O atual cenário político permanece conturbado, com elevado grau de indefinição sobre as eleições. Apesar disso, a economia vem dando sinais de recuperação, com melhoras constantes dos principais indicadores. Veja-se o setor de óleo e gás, em que medidas gradativas, mas estratégicas, da Petrobras (como a edição de seu novo regulamento de licitações e contratos) parecem indicar que a empresa está arrumando a casa e se preparando para liderar um novo ciclo virtuoso. Agora, repaginada.

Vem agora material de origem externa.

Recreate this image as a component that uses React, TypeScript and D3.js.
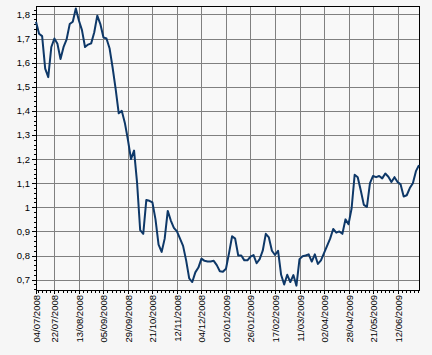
import React from 'react';
import * as d3 from 'd3';

// price sampled every 2 trading days, 04/07/2008 -> end of June 2009
const prices = [
  1.77, 1.72, 1.71, 1.575, 1.54, 1.665, 1.70, 1.678, 1.615, 1.665,
  1.697, 1.76, 1.77, 1.825, 1.775, 1.735, 1.665, 1.675, 1.68, 1.725,
  1.795, 1.76, 1.705, 1.70, 1.66, 1.58, 1.49, 1.39, 1.40, 1.35,
  1.28, 1.20, 1.235, 1.10, 0.905, 0.89, 1.03, 1.027, 1.02, 0.95,
  0.845, 0.815, 0.87, 0.985, 0.945, 0.915, 0.90, 0.87, 0.84, 0.78,
  0.705, 0.69, 0.73, 0.75, 0.787, 0.778, 0.775, 0.775, 0.778, 0.76,
  0.735, 0.733, 0.745, 0.81, 0.88, 0.87, 0.80, 0.80, 0.78, 0.78,
  0.795, 0.802, 0.768, 0.785, 0.82, 0.89, 0.875, 0.82, 0.802, 0.82,
  0.72, 0.68, 0.72, 0.69, 0.719, 0.675, 0.785, 0.797, 0.80, 0.805,
  0.775, 0.805, 0.765, 0.78, 0.81, 0.84, 0.87, 0.91, 0.895, 0.90,
  0.89, 0.95, 0.93, 0.995, 1.135, 1.125, 1.07, 1.01, 1.002, 1.10,
  1.13, 1.125, 1.13, 1.12, 1.14, 1.127, 1.105, 1.125, 1.105, 1.095,
  1.045, 1.05, 1.08, 1.10, 1.15, 1.175,
];
const dayStep = 2;

// x tick labels and their trading-day index
const tickDays = [0, 12, 28, 44, 60, 76, 92, 108, 124, 140, 156, 172, 188, 204, 220, 236];
const tickLabels = [
  '04/07/2008', '22/07/2008', '13/08/2008', '05/09/2008', '29/09/2008', '21/10/2008',
  '12/11/2008', '04/12/2008', '02/01/2009', '26/01/2009', '17/02/2009', '11/03/2009',
  '02/04/2009', '28/04/2009', '21/05/2009', '12/06/2009',
];
const yTicks = [0.7, 0.8, 0.9, 1, 1.1, 1.2, 1.3, 1.4, 1.5, 1.6, 1.7, 1.8];

const W = 432, H = 355;
const left = 36, right = 419, top = 6, bottom = 290;
const font = '"Liberation Sans", Arial, sans-serif';

export default function App() {
  const x = d3.scaleLinear().domain([0, 250]).range([left, right]);
  const y = d3.scaleLinear().domain([0.657, 1.835]).range([bottom, top]);

  const line = d3.line<number>()
    .x((d, i) => x(i * dayStep))
    .y(d => y(d));

  // minor ticks: 6 per major interval, lined up on the 22/07 tick
  const minorStep = 16 / 6;
  const xMinor = d3.range(12 - 4 * minorStep, 250, minorStep);
  const yMinor = d3.range(0.66, 1.83, 0.02);
  const fmt = (v: number) => String(+v.toFixed(1)).replace('.', ',');
  const px = (v: number) => Math.round(v) + 0.5;

  return (
    <svg width={W} height={H} style={{ position: 'absolute', left: 0, top: 0, background: '#f6f6f6' }}>
      <rect x={left} y={top} width={right - left} height={bottom - top} fill="#f8f8f8" />
      {/* grid */}
      {yTicks.map(t => (
        <line key={'gy' + t} x1={left - 4} x2={right} y1={px(y(t))} y2={px(y(t))} stroke="#808080" strokeWidth={1} />
      ))}
      {tickDays.map(t => (
        <line key={'gx' + t} x1={px(x(t))} x2={px(x(t))} y1={top} y2={bottom + 4} stroke="#808080" strokeWidth={1} />
      ))}
      {/* minor ticks */}
      {yMinor.map((t, i) => (
        <line key={'my' + i} x1={left - 2} x2={left} y1={px(y(t))} y2={px(y(t))} stroke="#000" />
      ))}
      {xMinor.map((t, i) => (
        <line key={'mx' + i} x1={px(x(t))} x2={px(x(t))} y1={bottom} y2={bottom + 3} stroke="#000" />
      ))}
      {yTicks.map(t => (
        <line key={'ty' + t} x1={left - 4} x2={left} y1={px(y(t))} y2={px(y(t))} stroke="#000" />
      ))}
      {tickDays.map(t => (
        <line key={'tx' + t} x1={px(x(t))} x2={px(x(t))} y1={bottom} y2={bottom + 4} stroke="#000" />
      ))}
      {/* frame */}
      <rect x={left + 0.5} y={top + 0.5} width={right - left} height={bottom - top} fill="none" stroke="#000" strokeWidth={1} />
      {/* series */}
      <path d={line(prices) || ''} fill="none" stroke="#0e3868" strokeWidth={2} strokeLinejoin="round" />
      {/* labels */}
      {yTicks.map(t => (
        <text key={'ly' + t} x={30} y={y(t)} textAnchor="end" dominantBaseline="central" fontSize={9.5} fontFamily={font} fill="#000">{fmt(t)}</text>
      ))}
      {tickDays.map((t, i) => (
        <text key={'lx' + t} transform={`translate(${x(t) + 0.5},${bottom + 5}) rotate(-90)`} textAnchor="end" dominantBaseline="central" fontSize={9.5} fontFamily={font} fill="#000">{tickLabels[i]}</text>
      ))}
    </svg>
  );
}
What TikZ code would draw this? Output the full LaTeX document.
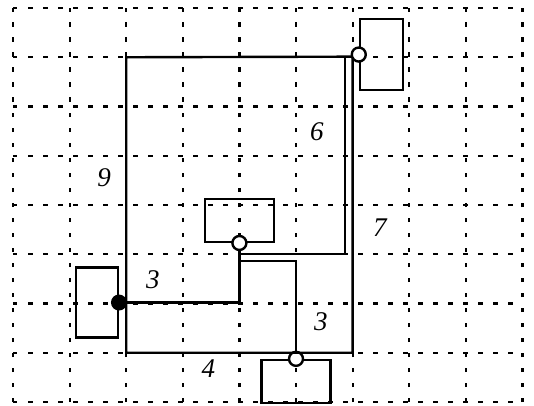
\documentclass[tikz,border=0pt]{standalone}
\usepackage{fontspec}
\setmainfont{Liberation Serif}
\usetikzlibrary{positioning}

\tikzset{
  gridline/.style={line width=2.2pt, dash pattern=on 4.5pt off 10.5pt},
  wire/.style={line width=2.4pt},
  part/.style 2 args={draw, line width=2.4pt, inner sep=0pt, minimum width=#1, minimum height=#2},
  port/.style={circle, draw, fill=white, line width=2.4pt, inner sep=0pt, minimum size=14pt},
  dot/.style={circle, fill=black, inner sep=0pt, minimum size=16pt},
  lbl/.style={font=\itshape\fontsize{27}{30}\selectfont}
}

\begin{document}
\begin{tikzpicture}[x=56.6pt, y=49.25pt]
		% --- RAMKA ---
		\useasboundingbox (-13pt,-3pt) rectangle (521pt,402pt);
		
		% Siatka kropkowana
		\foreach \i in {0,...,9}
			\draw[gridline] (\i,0) -- (\i,8);
		\foreach \j in {0,...,8}
			\draw[gridline] (0,\j) -- (9,\j);
		
		% --- ELEMENTY ---
		\node[part={43pt}{71pt}] (trbox) at (6.51,7.055) {};
		\node[part={69pt}{43pt}] (midbox) at (4,3.69) {};
		\node[part={42pt}{70pt}] (leftbox) at (1.48,2.02) {};
		\node[part={69pt}{43pt}] (botbox) at (5,0.415) {};
		
		% Zaciski
		\node[port] (trport) at (trbox.west) {};
		\node[port] (midport) at (midbox.south) {};
		\node[dot] (leftdot) at (leftbox.east) {};
		\node[port] (botport) at (botbox.north) {};
		
		% Punkty węzłowe
		\coordinate (jtop) at (5.87,7);
		\coordinate (jmid) at (4,3);
		\coordinate (jlow) at (4,2.86);
		
		% --- PRZEWODY ---
		\draw[wire] (trport.195) -- (2,7) |- (6,1) -- (6,7);
		\draw[wire] (jtop) |- (jmid);
		\draw[wire] (midport) |- (leftdot);
		\draw[wire] (jlow) -| (botport);
		
		% --- ETYKIETY ---
		\node[lbl] (lsix) at (5.37,5.48) {6};
		\node[lbl] (lnine) at (1.61,4.55) {9};
		\node[lbl] (lseven) at (6.48,3.55) {7};
		\node[lbl] (lthreea) at (2.47,2.48) {3};
		\node[lbl] (lthreeb) at (5.44,1.64) {3};
		\node[lbl] (lfour) at (3.45,0.67) {4};
		
	\end{tikzpicture}
\end{document}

Por trás dessas expectativas, aponta-se uma combinação diversificada de fatores, como recursos ociosos que circulam no mercado internacional; resultados positivos no combate à corrupção; a percepção da moralidade como pré-requisito (finalmente) exigível para a participação na vida pública; o apetite do Governo para a realização de parcerias com a iniciativa privada e alienação de ativos.
Aproveitar o ambiente favorável é sem dúvida o primeiro passo para destravar o desenvolvimento. Se as circunstâncias apontam para um futuro de recuperação, não há por que desperdiçar a oportunidade. Mas é preciso pensar no dia seguinte. E é justamente aí que se coloca a temática do poder punitivo estatal. Notadamente, da competência da Administração Pública para aplicar sanções pecuniárias e não pecuniárias.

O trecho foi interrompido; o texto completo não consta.